Democratic congressional candidate Linda Weber is calling on Rep. Leonard Lance to make public the settlement terms of a sexual harassment lawsuit against a colleague that he approved in 2004 while serving as minority leader of the New Jersey Senate.
A former legislative aide alleged that her job on the staff of State Sen. Anthony Bucco required that she engage in a sexual relationship with him. Claiming that Bucco’s wife learned of the affair and demanded that she be fired from his staff, the aide filed a lawsuit against Bucco and the New Jersey Senate. The lawsuit was settled on the condition that the terms remain confidential.

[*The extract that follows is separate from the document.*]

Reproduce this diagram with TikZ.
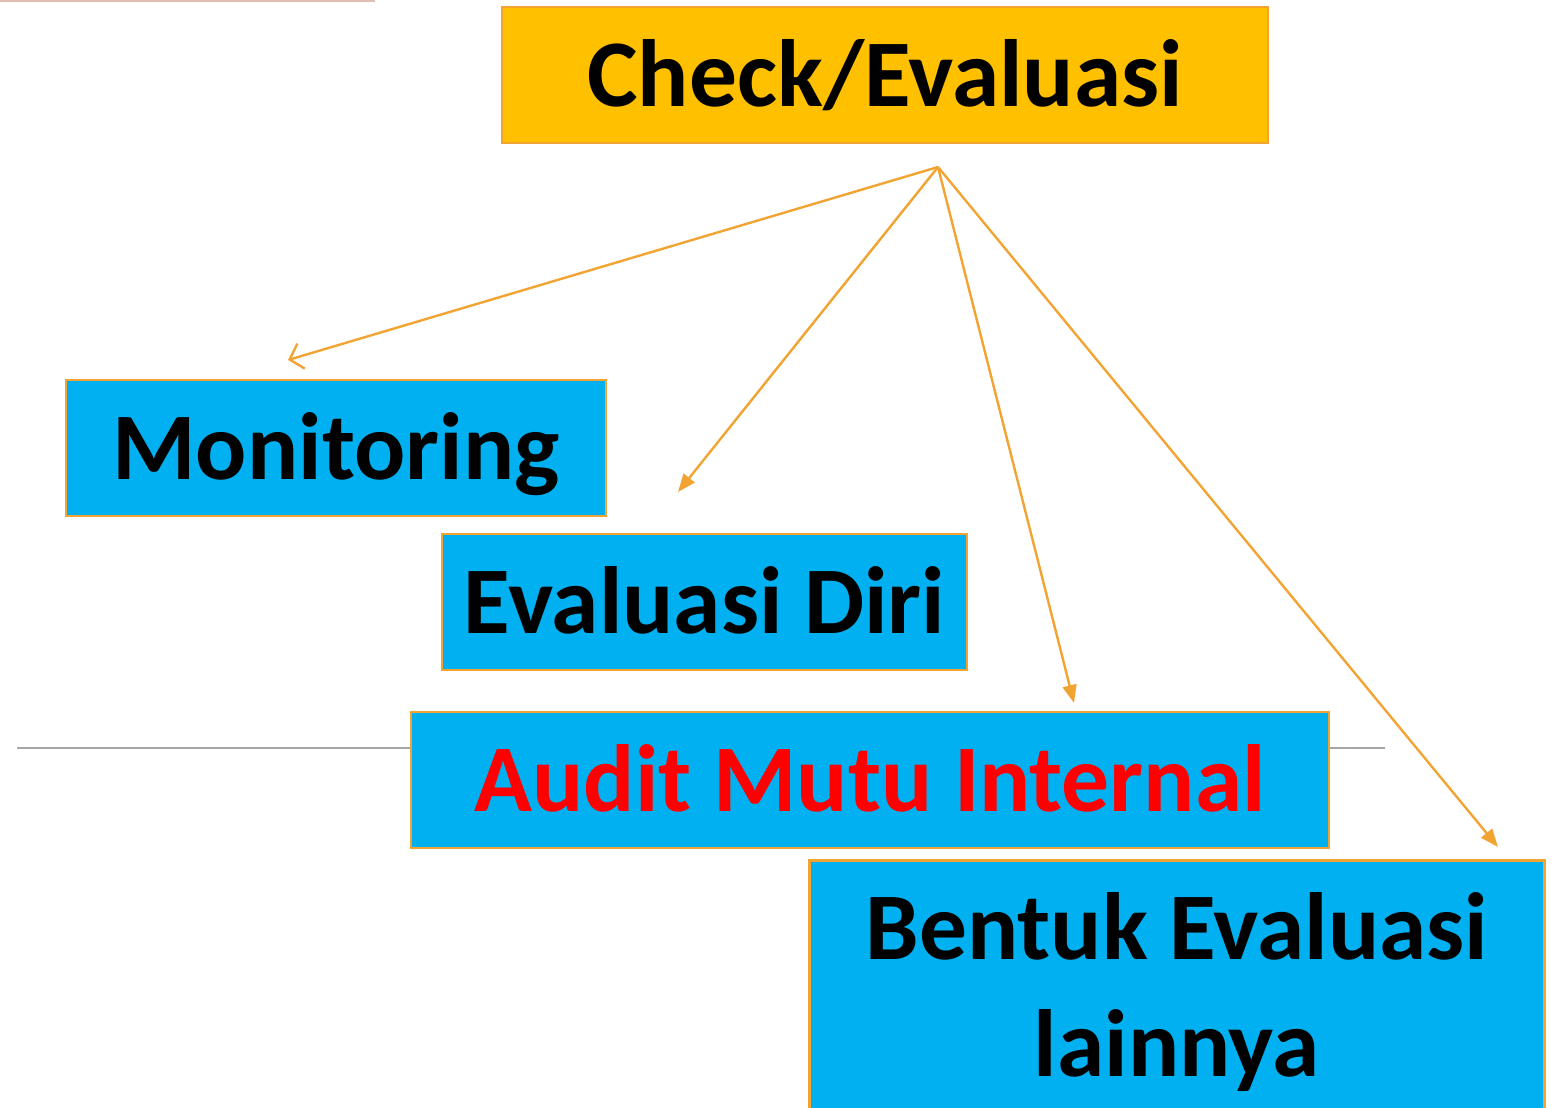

As Minority Leader, Lance would have been part of the approval process in any harassment settlements involving the State Senate. Sources say that then Senate President at the time, Richard Codey. did consult Lance.
Lance, facing an aggressive challenge this year for his 7th district House seat, has waded into murky waters on his own. He has co-sponsored legislation that would require transparency on all sexual harassment settlements and awards. Lance’s bill also makes lawmakers personally liable.
“It is time for accountability and reform,” Lance said in a statement.
Weber said she “couldn’t agree more with these sentiments.”
“ I am calling on Rep. Leonard Lance to make the secret settlement that he was involved in public,” Weber said.
Weber pointed out that Bucco, now serving his seventh term in the Senate, was “never held accountable” and that Lance later promoted Bucco into a leadership position.
“Laws are meaningless if they are not enforced, and transparency and accountability must apply to all of our public oﬃcials, particularly those entrusted with ensuring that their fellow lawmakers are held accountable.
Lance serves on the House Ethics Committee and is heading a subcommittee investigating allegations of sexual harassment against a Republican congressman from Texas, Blake Farentold.
Weber wants Lance to demand that Farenthold reimburse the taxpayers.
“This is a serious responsibility given all that we’ve learned about the egregious behavior of too many of our elected representatives whose sexual misconduct has been aided and abetted by the use of our tax dollars,” said Weber. “In order to bring meaningful change to the culture in Washington that has enabled sexual harassment, we must ensure that those charged with investigating it are fully transparent and willing to truly hold their colleagues accountable.”